A further point for consideration by potential target companies is that customary deal protections usually found in acquisition agreements may not be present in a SPAC deal. A SPAC can walk away from the purchase agreement and a target would have no recourse to the escrowed IPO funds even where a reverse termination fee in favour of the target is included in the purchase agreement. Ultimately, however, since investors in a SPAC’s IPO are, in essence, investing in the experience of management, it would seem unlikely that there would be significant risk of shareholders rejecting a management recommended acquisition.
The Bigger Picture
SPACs have been an area of significant listing activity in the US for several years, and one hopes SPAC listings will inject much-needed activity into the TSX. However, the recent economic challenges facing all companies and investors have not left the SPAC market in the US untouched: 2008 saw a dramatic decline in SPAC listings there compared to the 2007 boom.
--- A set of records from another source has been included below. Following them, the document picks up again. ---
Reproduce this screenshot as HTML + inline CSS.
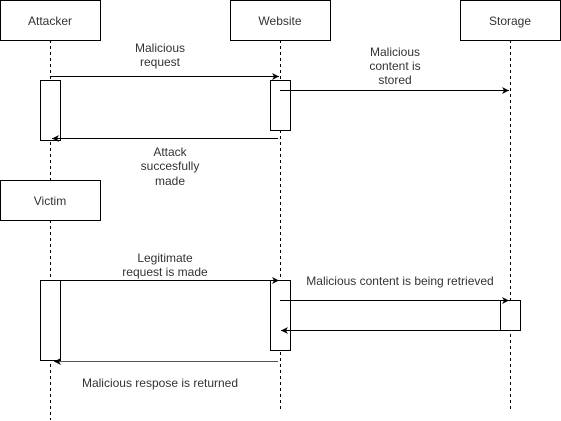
<!DOCTYPE html>
<html><head><style>
html,body{margin:0;padding:0;background:#fff;}
svg{display:block;}
text{font-family:"Liberation Sans",Arial,sans-serif;font-size:12px;fill:#333;}
</style></head><body>
<svg width="561" height="421" viewBox="0 0 561 421" xmlns="http://www.w3.org/2000/svg">
<defs>
<marker id="a" markerWidth="8" markerHeight="8" refX="7" refY="4" orient="auto" markerUnits="userSpaceOnUse">
<path d="M0,0.5 L7,4 L0,7.5 L2,4 Z" fill="#000"/>
</marker>
</defs>
<g stroke="#000" stroke-width="1" stroke-dasharray="3,3" fill="none">
<line x1="50.5" y1="40" x2="50.5" y2="180"/>
<line x1="50.5" y1="220" x2="50.5" y2="420"/>
<line x1="280.5" y1="40" x2="280.5" y2="410"/>
<line x1="510.5" y1="40" x2="510.5" y2="410"/>
</g>
<g stroke="#000" fill="#fff">
<rect x="0.5" y="0.5" width="100" height="40"/>
<rect x="230.5" y="0.5" width="100" height="40"/>
<rect x="460.5" y="0.5" width="100" height="40"/>
<rect x="0.5" y="180.5" width="100" height="40"/>
<rect x="40.5" y="80.5" width="20" height="60"/>
<rect x="270.5" y="80.5" width="20" height="50"/>
<rect x="40.5" y="280.5" width="20" height="80"/>
<rect x="270.5" y="280.5" width="20" height="70"/>
<rect x="500.5" y="300.5" width="20" height="30"/>
</g>
<g text-anchor="middle">
<text x="50" y="25">Attacker</text>
<text x="280" y="25">Website</text>
<text x="510" y="25">Storage</text>
<text x="50" y="205">Victim</text>
</g>
<g stroke="#000" stroke-width="1" fill="none" marker-end="url(#a)">
<line x1="50" y1="76.5" x2="279" y2="76.5"/>
<line x1="280" y1="90.5" x2="509" y2="90.5"/>
<line x1="278" y1="138.5" x2="52" y2="138.5"/>
<line x1="60" y1="280.5" x2="279" y2="280.5"/>
<line x1="280" y1="300.5" x2="509" y2="300.5"/>
<line x1="500" y1="330.5" x2="281" y2="330.5"/>
<line x1="278" y1="361.5" x2="54" y2="361.5" stroke="#555"/>
</g>
<g text-anchor="middle">
<text x="160" y="52">Malicious</text>
<text x="160" y="66">request</text>
<text x="395" y="56">Malicious</text>
<text x="395" y="70">content is</text>
<text x="395" y="84">stored</text>
<text x="170" y="156">Attack</text>
<text x="170" y="170">succesfully</text>
<text x="170" y="185">made</text>
<text x="165" y="262">Legitimate</text>
<text x="165" y="276">request is made</text>
<text x="400" y="285">Malicious content is being retrieved</text>
<text x="160" y="387">Malicious respose is returned</text>
</g>
</svg>
</body></html>
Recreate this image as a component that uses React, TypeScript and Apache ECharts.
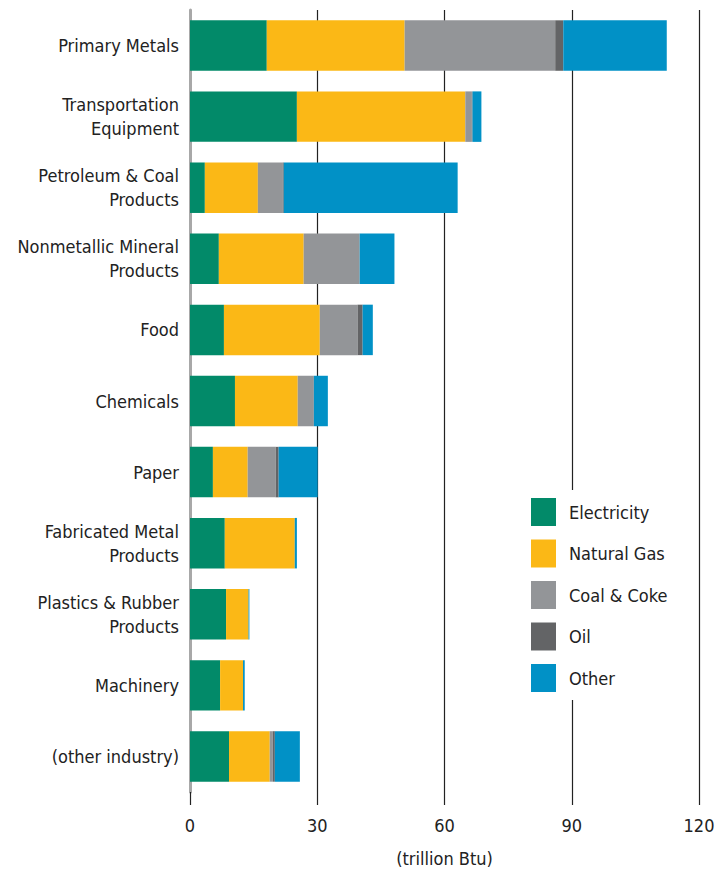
import React, { useEffect, useRef } from "react";
import * as echarts from "echarts";

const categories = [
  "Primary Metals",
  "Transportation\nEquipment",
  "Petroleum & Coal\nProducts",
  "Nonmetallic Mineral\nProducts",
  "Food",
  "Chemicals",
  "Paper",
  "Fabricated Metal\nProducts",
  "Plastics & Rubber\nProducts",
  "Machinery",
  "(other industry)",
];

const electricity = [18.1, 25.2, 3.5, 6.8, 8.0, 10.6, 5.4, 8.2, 8.5, 7.1, 9.2];
const naturalGas = [32.5, 39.7, 12.5, 20.0, 22.6, 14.8, 8.2, 16.5, 5.3, 5.4, 9.6];
const coalCoke = [35.5, 1.5, 5.9, 13.2, 8.9, 3.8, 6.6, 0, 0, 0, 0.7];
const oil = [1.9, 0.2, 0.2, 0, 1.2, 0, 0.7, 0, 0, 0, 0.5];
const other = [24.4, 2.1, 41.0, 8.2, 2.4, 3.3, 9.2, 0.5, 0.2, 0.4, 5.9];

const seriesNames = ["Electricity", "Natural Gas", "Coal & Coke", "Oil", "Other"];
const seriesColors = ["#028a69", "#fbb816", "#939598", "#636466", "#0191c6"];
const seriesData = [electricity, naturalGas, coalCoke, oil, other];

const xTicks = [0, 30, 60, 90, 120];

const FONT = "'Liberation Sans Narrow', 'DejaVu Sans Condensed', Roboto, sans-serif";

export default function App() {
  const ref = useRef<HTMLDivElement>(null);
  useEffect(() => {
    if (!ref.current) return;
    const chart = echarts.init(ref.current, undefined, { renderer: "svg" });
    chart.setOption({
      animation: false,
      backgroundColor: "#ffffff",
      grid: { left: 190, right: 22, top: 10, bottom: 72, containLabel: false },
      xAxis: {
        type: "value",
        min: xTicks[0],
        max: xTicks[xTicks.length - 1],
        interval: 30,
        name: "(trillion Btu)",
        nameLocation: "middle",
        nameGap: 57,
        nameTextStyle: { fontFamily: FONT, fontSize: 18, color: "#222" },
        axisLine: { show: false },
        axisTick: { show: true, length: 13, lineStyle: { color: "#222", width: 1.2 } },
        axisLabel: { fontFamily: FONT, fontSize: 18, color: "#222", margin: 24 },
        splitLine: { show: true, lineStyle: { color: "#222", width: 1.2 } },
      },
      yAxis: {
        type: "category",
        data: categories,
        inverse: true,
        axisLine: { show: true, lineStyle: { color: "#a8a8a8", width: 3 } },
        axisTick: { show: false },
        axisLabel: {
          fontFamily: FONT,
          fontSize: 18,
          color: "#222",
          margin: 11,
          lineHeight: 24,
          align: "right",
          padding: [8, 0, 0, 0],
        },
      },
      legend: {
        orient: "vertical",
        left: 521,
        top: 490,
        padding: [8, 30, 8, 10],
        backgroundColor: "#ffffff",
        itemWidth: 25,
        itemHeight: 28,
        itemGap: 13.5,
        icon: "rect",
        textStyle: { fontFamily: FONT, fontSize: 18, color: "#222", padding: [0, 0, 0, 8] },
        data: seriesNames,
      },
      series: seriesNames.map((name, i) => ({
        name,
        type: "bar",
        stack: "total",
        barCategoryGap: "29%",
        itemStyle: { color: seriesColors[i] },
        data: seriesData[i],
      })),
    });
    return () => chart.dispose();
  }, []);
  return (
    <div
      ref={ref}
      style={{ position: "fixed", left: 0, top: 0, width: 721, height: 872 }}
    />
  );
}
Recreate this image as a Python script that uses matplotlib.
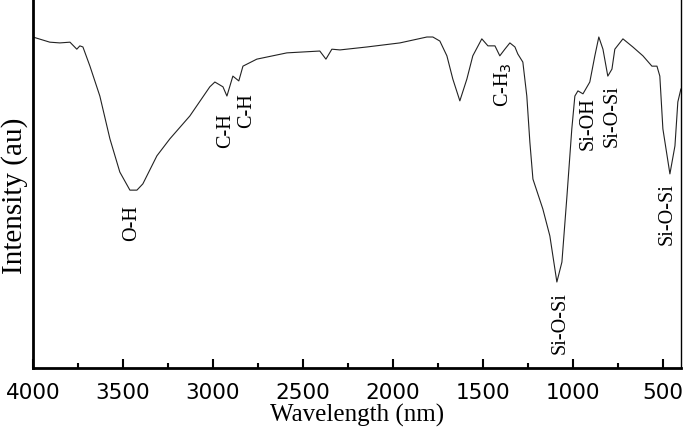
import matplotlib
matplotlib.use('Agg')
import matplotlib.pyplot as plt
from matplotlib.ticker import MultipleLocator

# spectrum (wavenumber, intensity 0-100)
wavenumber = [4000, 3906, 3850, 3794, 3756, 3739, 3722, 3683, 3628, 3572,
              3517, 3461, 3422, 3389, 3311, 3239, 3128, 3017, 2989, 2944,
              2922, 2889, 2856, 2833, 2756, 2589, 2406, 2372, 2339, 2294,
              2144, 1961, 1811, 1778, 1739, 1700, 1667, 1628, 1589, 1556,
              1506, 1472, 1433, 1406, 1378, 1350, 1322, 1306, 1278, 1256,
              1239, 1222, 1167, 1128, 1089, 1061, 1033, 1006, 989, 972,
              944, 906, 878, 856, 833, 806, 783, 767, 722, 667,
              611, 561, 533, 517, 500, 461, 433, 417, 400]
intensity = [89.7, 88.3, 88.1, 88.3, 86.4, 87.3, 87.0, 81.8, 73.7, 62.1,
             53.1, 48.2, 48.2, 49.9, 57.5, 62.1, 68.3, 76.2, 77.5, 76.2,
             73.7, 79.1, 77.8, 81.8, 83.7, 85.4, 85.9, 83.7, 86.4, 86.2,
             87.0, 88.1, 89.7, 89.7, 88.6, 84.6, 78.3, 72.4, 78.3, 84.6,
             89.2, 87.3, 87.3, 84.6, 86.4, 88.1, 87.0, 85.1, 82.9, 73.7,
             61.2, 51.2, 43.1, 35.8, 23.3, 28.7, 46.6, 64.8, 73.7, 75.1,
             74.3, 77.5, 84.6, 89.7, 86.4, 79.1, 81.0, 86.4, 89.2, 87.0,
             84.6, 81.8, 81.8, 79.1, 64.8, 52.6, 60.2, 72.1, 75.6]

# band labels
band_names = ['O-H', 'C-H', 'C-H', 'C-H$_3$', 'Si-OH', 'Si-O-Si', 'Si-O-Si', 'Si-O-Si']
band_pos = [3450, 2928, 2811, 1389, 917, 783, 1072, 478]
band_top = [44.4, 69.4, 74.8, 83.2, 73.7, 77.0, 20.9, 50.4]

serif = ['Liberation Serif', 'DejaVu Serif']

fig = plt.figure(figsize=(6.85, 4.31), dpi=100)
ax = fig.add_axes([0.048, 0.1439, 0.946, 0.8561])

ax.plot(wavenumber, intensity, color='#222222', linewidth=0.8)

for name, x, y in zip(band_names, band_pos, band_top):
    ax.text(x, y, name, rotation=90, ha='center', va='top',
            family=serif, fontsize=14.5, color='black')

ax.set_xlim(4000, 400)
ax.set_ylim(0, 100)

ax.xaxis.set_major_locator(MultipleLocator(500))
ax.xaxis.set_minor_locator(MultipleLocator(250))
ax.tick_params(axis='x', which='major', direction='in', length=6.5, width=1.5,
               pad=10, labelsize=15.5)
ax.tick_params(axis='x', which='minor', direction='in', length=3.8, width=1.5)
for lab in ax.get_xticklabels():
    lab.set_family(['DejaVu Sans'])
ax.set_yticks([])

ax.spines['top'].set_visible(False)
ax.spines['left'].set_linewidth(2)
ax.spines['bottom'].set_linewidth(2)
ax.spines['right'].set_linewidth(1)

ax.set_xlabel('Wavelength (nm)', family=serif, fontsize=18, labelpad=1)
ax.set_ylabel('Intensity (au)', family=serif, fontsize=21)
ax.yaxis.set_label_coords(-0.007, 0.47)

fig.savefig('out.png', dpi=100)
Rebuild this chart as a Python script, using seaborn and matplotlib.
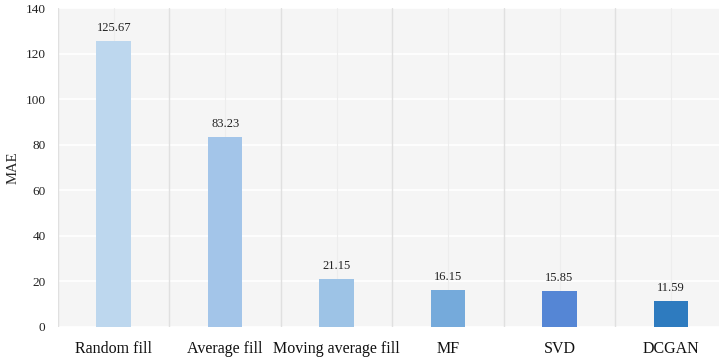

In the US, since 2003, 161 SPACs have completed an IPO for aggregate gross proceeds of approximately US$22 billion, with an average deal size of US$136 million. Average deal size peaked in 2008 at US$226 million while the number of SPACs listed peaked at 66 in 2007, dropping to 17 in 2008. Of the 161 SPACs that have completed an IPO since 2003, 66 have completed a qualifying acquisition, 37 are still looking for an acquisition, 15 have announced a target, and 43 have been liquidated.1
If we see a slow start to SPAC activity in Canada in 2009, it can likely be blamed on the challenging economic climate rather than any corporate or investor disfavour towards SPACs. Only time will tell whether SPAC listings will be welcomed by the market in Canada ― however, if the US experience is any indication, they may soon gain acceptance.